* **EXERCISE**:
Reproduce the records below in full and exactly, without their images.
>> start WORKING DATA
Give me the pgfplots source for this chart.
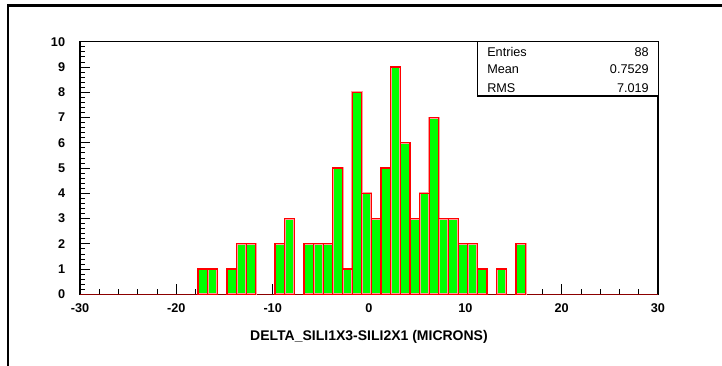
\documentclass[border=0pt]{standalone}
\usepackage{pgfplots}
\pgfplotsset{compat=1.18}
\usepackage{fontspec}
\setmainfont{Liberation Sans}

\definecolor{histfill}{RGB}{0,255,0}
\definecolor{histline}{RGB}{255,0,0}

% bin centre, entries (bin width 1)
\pgfplotstableread{
x      n
-17.25 1
-16.25 1
-14.25 1
-13.25 2
-12.25 2
-9.25  2
-8.25  3
-6.25  2
-5.25  2
-4.25  2
-3.25  5
-2.25  1
-1.25  8
-0.25  4
0.75   3
1.75   5
2.75   9
3.75   6
4.75   3
5.75   4
6.75   7
7.75   3
8.75   3
9.75   2
10.75  2
11.75  1
13.75  1
15.75  2
}\histdata

\begin{document}
\begin{tikzpicture}
% canvas: 722 x 365 px at 0.75 pt per px
\useasboundingbox[fill=white] (0pt,0pt) rectangle (541.5pt,273.75pt);
% pad frame (top and left edges)
\draw[line width=1.9pt, line cap=rect] (6pt,-2pt) -- (6pt,269.6pt) -- (545pt,269.6pt);

\begin{axis}[
  at={(60pt,53pt)}, anchor=south west,
  scale only axis,
  width=433.5pt, height=189.45pt,
  xmin=-30, xmax=30, ymin=0, ymax=10,
  axis line style={line width=0.9pt},
  xtick={-30,-20,...,30},
  xticklabels={-30,-20,-10,0,10,20,30},
  ytick={0,1,...,10},
  yticklabels={0,1,2,3,4,5,6,7,8,9,10},
  minor x tick num=4,
  minor y tick num=4,
  tick align=inside,
  xtick pos=lower, ytick pos=left,
  major tick length=7.5pt,
  minor tick length=3.75pt,
  every tick/.style={black, line width=0.6pt},
  tick label style={font=\fontsize{9.5}{11}\selectfont\bfseries, inner sep=0pt},
  xticklabel shift=7pt,
  yticklabel shift=11pt,
  xlabel={DELTA\_SILI1X3-SILI2X1 (MICRONS)},
  xlabel style={at={(axis description cs:0.5,0)}, anchor=north, yshift=-26.5pt,
    inner sep=0pt, font=\fontsize{10.5}{12}\selectfont\bfseries},
  clip=false,
]
% empty bins along the baseline
\addplot[draw=histline!55!black, line width=0.9pt] coordinates {(-30,0) (30,0)};
% bar bodies
\addplot[ybar, bar width=1, bar shift=0, fill=histfill, draw=none]
  table[x=x, y=n] {\histdata};
% bar outlines
\addplot[ybar, bar width=1, bar shift=0, fill=none, draw=histline,
  line width=0.9pt, preaction={draw=histline!40, line width=1.5pt}]
  table[x=x, y=n] {\histdata};
\end{axis}

% statistics box
\draw[line width=1.1pt, fill=white] (358.3pt,201.75pt) rectangle (493.7pt,242.5pt);
\begin{scope}[every node/.style={inner sep=0pt, font=\fontsize{9.5}{11}\selectfont}]
  \node[anchor=base west] at (365.25pt,231.5pt) {Entries};
  \node[anchor=base east] at (486.75pt,231.5pt) {88};
  \node[anchor=base west] at (365.25pt,218.3pt) {Mean};
  \node[anchor=base east] at (486.75pt,218.3pt) {0.7529};
  \node[anchor=base west] at (365.25pt,204.5pt) {RMS};
  \node[anchor=base east] at (486.75pt,204.5pt) {7.019};
\end{scope}
\end{tikzpicture}
\end{document}
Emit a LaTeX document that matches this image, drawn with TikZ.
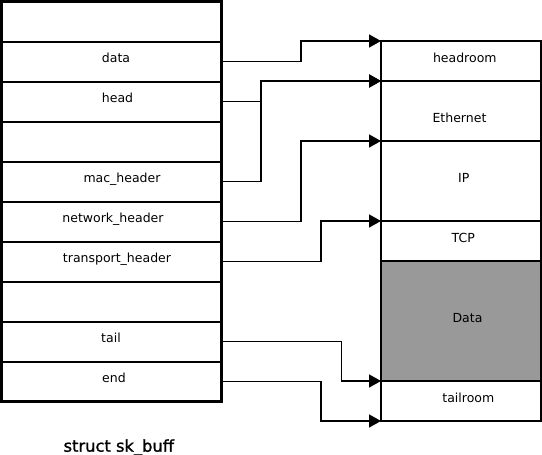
\documentclass[tikz,border=0pt]{standalone}
\usepackage{fontspec}
\setmainfont{DejaVu Sans}
\newfontfamily\titlefont[FakeBold=1.2]{DejaVu Sans}
\usetikzlibrary{arrows.meta}
\begin{document}
\begin{tikzpicture}[x=1pt,y=-1pt,
  lrow/.style={draw=black,line width=2pt,minimum width=220pt,minimum height=40pt,inner sep=0pt,outer sep=0pt},
  rrow/.style={draw=black,line width=2pt,minimum width=160pt,inner sep=0pt,outer sep=0pt},
  lbl/.style={anchor=base,inner sep=0pt,font=\fontsize{12.5}{15}\selectfont},
  conn/.style={draw=black,line width=1.6pt,-{Triangle[length=12pt,width=13pt]}},
  outer/.style={draw=black,line width=3pt}
]
\useasboundingbox (0,0) rectangle (542,455);
% left struct rows
\foreach \i in {1,...,10}{
  \node[lrow] (l\i) at (111.5,{21.5+40*(\i-1)}) {};
}
\draw[outer] (l1.north west) rectangle (l10.south east);
% left labels
\node[lbl] (tdata) at (116,62) {data};
\node[lbl] (thead) at (117.5,102) {head};
\node[lbl] (tmac) at (122,182) {mac\_header};
\node[lbl] (tnet) at (113,222) {network\_header};
\node[lbl] (ttrans) at (117,262) {transport\_header};
\node[lbl] (ttail) at (111,342) {tail};
\node[lbl] (tend) at (114,382) {end};
% right buffer rows
\node[rrow,minimum height=40pt] (headroom) at (461,61) {};
\node[rrow,minimum height=60pt] (ethernet) at (461,111) {};
\node[rrow,minimum height=80pt] (ip) at (461,181) {};
\node[rrow,minimum height=40pt] (tcp) at (461,241) {};
\node[rrow,minimum height=120pt,fill={rgb,255:red,153;green,153;blue,153}] (data) at (461,321) {};
\node[rrow,minimum height=40pt] (tailroom) at (461,401) {};
% right labels
\node[lbl] (theadroom) at (464.8,62.3) {headroom};
\node[lbl] (tether) at (459.5,122.3) {Ethernet};
\node[lbl] (tip) at (463.7,182.3) {IP};
\node[lbl] (ttcp) at (463.2,242.3) {TCP};
\node[lbl] (tdat) at (467.5,322.3) {Data};
\node[lbl] (ttailroom) at (468.3,402.3) {tailroom};
% connectors
\draw[conn] (l2.east) -- ++(79.5,0) |- (headroom.north west);
\draw[conn] (l3.east) -- ++(39.5,0) |- (ethernet.north west);
\draw[conn] (l5.east) -- ++(39.5,0) |- (ethernet.north west);
\draw[conn] (l6.east) -- ++(79.5,0) |- (ip.north west);
\draw[conn] (l7.east) -- ++(99.5,0) |- (tcp.north west);
\draw[conn] (l9.east) -- ++(120,0) |- (tailroom.north west);
\draw[conn] (l10.east) -- ++(99.5,0) |- (tailroom.south west);
% title
\node[anchor=base,inner sep=0pt,font=\titlefont\fontsize{16.3}{19}\selectfont] (title) at (118.8,451.7) {struct sk\_buff};
\end{tikzpicture}
\end{document}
>> end WORKING DATA
* **ANSWER FOR THIS EXERCISE**:
Give me the pgfplots source for this chart.
\documentclass[border=0pt]{standalone}
\usepackage{pgfplots}
\pgfplotsset{compat=1.18}
\usepackage{fontspec}
\setmainfont{Liberation Sans}

\definecolor{histfill}{RGB}{0,255,0}
\definecolor{histline}{RGB}{255,0,0}

% bin centre, entries (bin width 1)
\pgfplotstableread{
x      n
-17.25 1
-16.25 1
-14.25 1
-13.25 2
-12.25 2
-9.25  2
-8.25  3
-6.25  2
-5.25  2
-4.25  2
-3.25  5
-2.25  1
-1.25  8
-0.25  4
0.75   3
1.75   5
2.75   9
3.75   6
4.75   3
5.75   4
6.75   7
7.75   3
8.75   3
9.75   2
10.75  2
11.75  1
13.75  1
15.75  2
}\histdata

\begin{document}
\begin{tikzpicture}
% canvas: 722 x 365 px at 0.75 pt per px
\useasboundingbox[fill=white] (0pt,0pt) rectangle (541.5pt,273.75pt);
% pad frame (top and left edges)
\draw[line width=1.9pt, line cap=rect] (6pt,-2pt) -- (6pt,269.6pt) -- (545pt,269.6pt);

\begin{axis}[
  at={(60pt,53pt)}, anchor=south west,
  scale only axis,
  width=433.5pt, height=189.45pt,
  xmin=-30, xmax=30, ymin=0, ymax=10,
  axis line style={line width=0.9pt},
  xtick={-30,-20,...,30},
  xticklabels={-30,-20,-10,0,10,20,30},
  ytick={0,1,...,10},
  yticklabels={0,1,2,3,4,5,6,7,8,9,10},
  minor x tick num=4,
  minor y tick num=4,
  tick align=inside,
  xtick pos=lower, ytick pos=left,
  major tick length=7.5pt,
  minor tick length=3.75pt,
  every tick/.style={black, line width=0.6pt},
  tick label style={font=\fontsize{9.5}{11}\selectfont\bfseries, inner sep=0pt},
  xticklabel shift=7pt,
  yticklabel shift=11pt,
  xlabel={DELTA\_SILI1X3-SILI2X1 (MICRONS)},
  xlabel style={at={(axis description cs:0.5,0)}, anchor=north, yshift=-26.5pt,
    inner sep=0pt, font=\fontsize{10.5}{12}\selectfont\bfseries},
  clip=false,
]
% empty bins along the baseline
\addplot[draw=histline!55!black, line width=0.9pt] coordinates {(-30,0) (30,0)};
% bar bodies
\addplot[ybar, bar width=1, bar shift=0, fill=histfill, draw=none]
  table[x=x, y=n] {\histdata};
% bar outlines
\addplot[ybar, bar width=1, bar shift=0, fill=none, draw=histline,
  line width=0.9pt, preaction={draw=histline!40, line width=1.5pt}]
  table[x=x, y=n] {\histdata};
\end{axis}

% statistics box
\draw[line width=1.1pt, fill=white] (358.3pt,201.75pt) rectangle (493.7pt,242.5pt);
\begin{scope}[every node/.style={inner sep=0pt, font=\fontsize{9.5}{11}\selectfont}]
  \node[anchor=base west] at (365.25pt,231.5pt) {Entries};
  \node[anchor=base east] at (486.75pt,231.5pt) {88};
  \node[anchor=base west] at (365.25pt,218.3pt) {Mean};
  \node[anchor=base east] at (486.75pt,218.3pt) {0.7529};
  \node[anchor=base west] at (365.25pt,204.5pt) {RMS};
  \node[anchor=base east] at (486.75pt,204.5pt) {7.019};
\end{scope}
\end{tikzpicture}
\end{document}
Emit a LaTeX document that matches this image, drawn with TikZ.
\documentclass[tikz,border=0pt]{standalone}
\usepackage{fontspec}
\setmainfont{DejaVu Sans}
\newfontfamily\titlefont[FakeBold=1.2]{DejaVu Sans}
\usetikzlibrary{arrows.meta}
\begin{document}
\begin{tikzpicture}[x=1pt,y=-1pt,
  lrow/.style={draw=black,line width=2pt,minimum width=220pt,minimum height=40pt,inner sep=0pt,outer sep=0pt},
  rrow/.style={draw=black,line width=2pt,minimum width=160pt,inner sep=0pt,outer sep=0pt},
  lbl/.style={anchor=base,inner sep=0pt,font=\fontsize{12.5}{15}\selectfont},
  conn/.style={draw=black,line width=1.6pt,-{Triangle[length=12pt,width=13pt]}},
  outer/.style={draw=black,line width=3pt}
]
\useasboundingbox (0,0) rectangle (542,455);
% left struct rows
\foreach \i in {1,...,10}{
  \node[lrow] (l\i) at (111.5,{21.5+40*(\i-1)}) {};
}
\draw[outer] (l1.north west) rectangle (l10.south east);
% left labels
\node[lbl] (tdata) at (116,62) {data};
\node[lbl] (thead) at (117.5,102) {head};
\node[lbl] (tmac) at (122,182) {mac\_header};
\node[lbl] (tnet) at (113,222) {network\_header};
\node[lbl] (ttrans) at (117,262) {transport\_header};
\node[lbl] (ttail) at (111,342) {tail};
\node[lbl] (tend) at (114,382) {end};
% right buffer rows
\node[rrow,minimum height=40pt] (headroom) at (461,61) {};
\node[rrow,minimum height=60pt] (ethernet) at (461,111) {};
\node[rrow,minimum height=80pt] (ip) at (461,181) {};
\node[rrow,minimum height=40pt] (tcp) at (461,241) {};
\node[rrow,minimum height=120pt,fill={rgb,255:red,153;green,153;blue,153}] (data) at (461,321) {};
\node[rrow,minimum height=40pt] (tailroom) at (461,401) {};
% right labels
\node[lbl] (theadroom) at (464.8,62.3) {headroom};
\node[lbl] (tether) at (459.5,122.3) {Ethernet};
\node[lbl] (tip) at (463.7,182.3) {IP};
\node[lbl] (ttcp) at (463.2,242.3) {TCP};
\node[lbl] (tdat) at (467.5,322.3) {Data};
\node[lbl] (ttailroom) at (468.3,402.3) {tailroom};
% connectors
\draw[conn] (l2.east) -- ++(79.5,0) |- (headroom.north west);
\draw[conn] (l3.east) -- ++(39.5,0) |- (ethernet.north west);
\draw[conn] (l5.east) -- ++(39.5,0) |- (ethernet.north west);
\draw[conn] (l6.east) -- ++(79.5,0) |- (ip.north west);
\draw[conn] (l7.east) -- ++(99.5,0) |- (tcp.north west);
\draw[conn] (l9.east) -- ++(120,0) |- (tailroom.north west);
\draw[conn] (l10.east) -- ++(99.5,0) |- (tailroom.south west);
% title
\node[anchor=base,inner sep=0pt,font=\titlefont\fontsize{16.3}{19}\selectfont] (title) at (118.8,451.7) {struct sk\_buff};
\end{tikzpicture}
\end{document}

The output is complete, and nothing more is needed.